Georgia couldn't afford to make the same mistake with Stockton, and it didn't.

Thinner margins

Back when the Bulldogs pursued Daniels, the NIL era was still in its infancy, and a program like UGA stood far enough above the pack in talent that it could survive a quarterback miscalculation.

Now, the margins are thinner. Programs like Ole Miss, Indiana and Texas Tech -- with a combined zero national title over the past 60 years -- illustrate how anyone can win big with the right investment and roster construction. 

Had Georgia spent $3 million-$4 million on a transfer quarterback, it might have made landing USC transfer Zachariah Branch financially implausible. Branch has added a much-needed element of breakaway speed to the Bulldogs' attack.
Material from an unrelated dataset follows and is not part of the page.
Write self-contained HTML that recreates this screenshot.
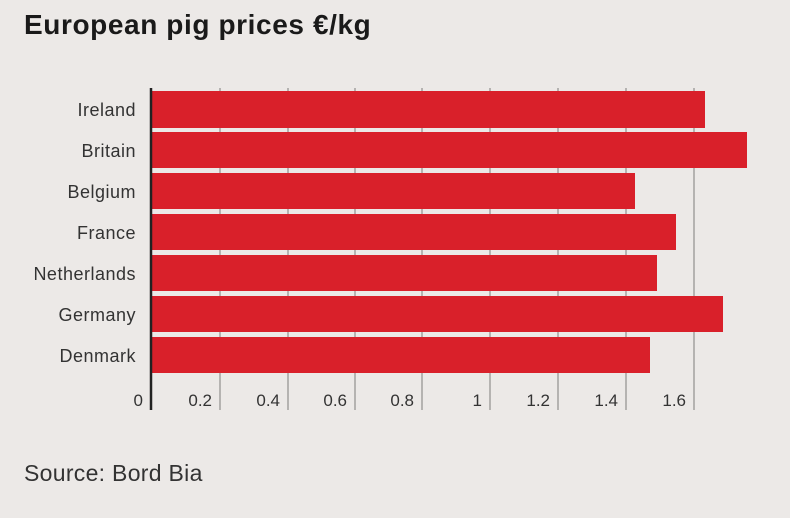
<!DOCTYPE html>
<html><head><style>
body{margin:0;width:790px;height:518px;background:#ece9e7;font-family:"Liberation Sans",sans-serif;overflow:hidden;position:relative}
.t{position:absolute;left:24px;top:9px;font-size:28px;font-weight:bold;color:#1a1a1a;letter-spacing:0.6px}
.s{position:absolute;left:24px;top:460px;font-size:23px;color:#333;letter-spacing:0.3px}
</style></head><body>
<div class="t">European pig prices €/kg</div>
<svg width="790" height="518" style="position:absolute;left:0;top:0">
<g stroke="#b5b3b1" stroke-width="2">
<line x1="220" y1="88" x2="220" y2="410"/><line x1="288" y1="88" x2="288" y2="410"/>
<line x1="355" y1="88" x2="355" y2="410"/><line x1="422" y1="88" x2="422" y2="410"/>
<line x1="490" y1="88" x2="490" y2="410"/><line x1="558" y1="88" x2="558" y2="410"/>
<line x1="626" y1="88" x2="626" y2="410"/><line x1="694" y1="88" x2="694" y2="410"/>
</g>
<g fill="#d9202a">
<rect x="152" y="91" width="553" height="37"/>
<rect x="152" y="132" width="595" height="36"/>
<rect x="152" y="173" width="483" height="36"/>
<rect x="152" y="214" width="524" height="36"/>
<rect x="152" y="255" width="505" height="36"/>
<rect x="152" y="296" width="571" height="36"/>
<rect x="152" y="337" width="498" height="36"/>
</g>
<line x1="151" y1="88" x2="151" y2="410" stroke="#222" stroke-width="2.5"/>
<g font-size="18" fill="#333" text-anchor="end" font-family="Liberation Sans,sans-serif" letter-spacing="0.5">
<text x="136" y="116">Ireland</text><text x="136" y="157">Britain</text>
<text x="136" y="198">Belgium</text><text x="136" y="239">France</text>
<text x="136" y="280">Netherlands</text><text x="136" y="321">Germany</text>
<text x="136" y="362">Denmark</text>
</g>
<g font-size="17" fill="#333" text-anchor="end" font-family="Liberation Sans,sans-serif">
<text x="143" y="406">0</text><text x="212" y="406">0.2</text><text x="280" y="406">0.4</text>
<text x="347" y="406">0.6</text><text x="414" y="406">0.8</text><text x="482" y="406">1</text>
<text x="550" y="406">1.2</text><text x="618" y="406">1.4</text><text x="686" y="406">1.6</text>
</g>
</svg>
<div class="s">Source: Bord Bia</div>
</body></html>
Spending big on another QB also would have made paying the core pieces of a blossoming offensive line much more difficult. It would have made amassing such a deep running back room a stressor.

Financial efficiency is more important now than ever before. No one nails every personnel decision, and you can rest assured that Georgia pondered possible Stockton alternatives. But the Bulldogs got it right.

Now, it comes full circle. Georgia has reached the stage where it was eliminated last season with Stockton as its quarterback. He's spent all season proving UGA's faith in him right.

Now he can prove to the rest of the country that the Georgia way is the right way.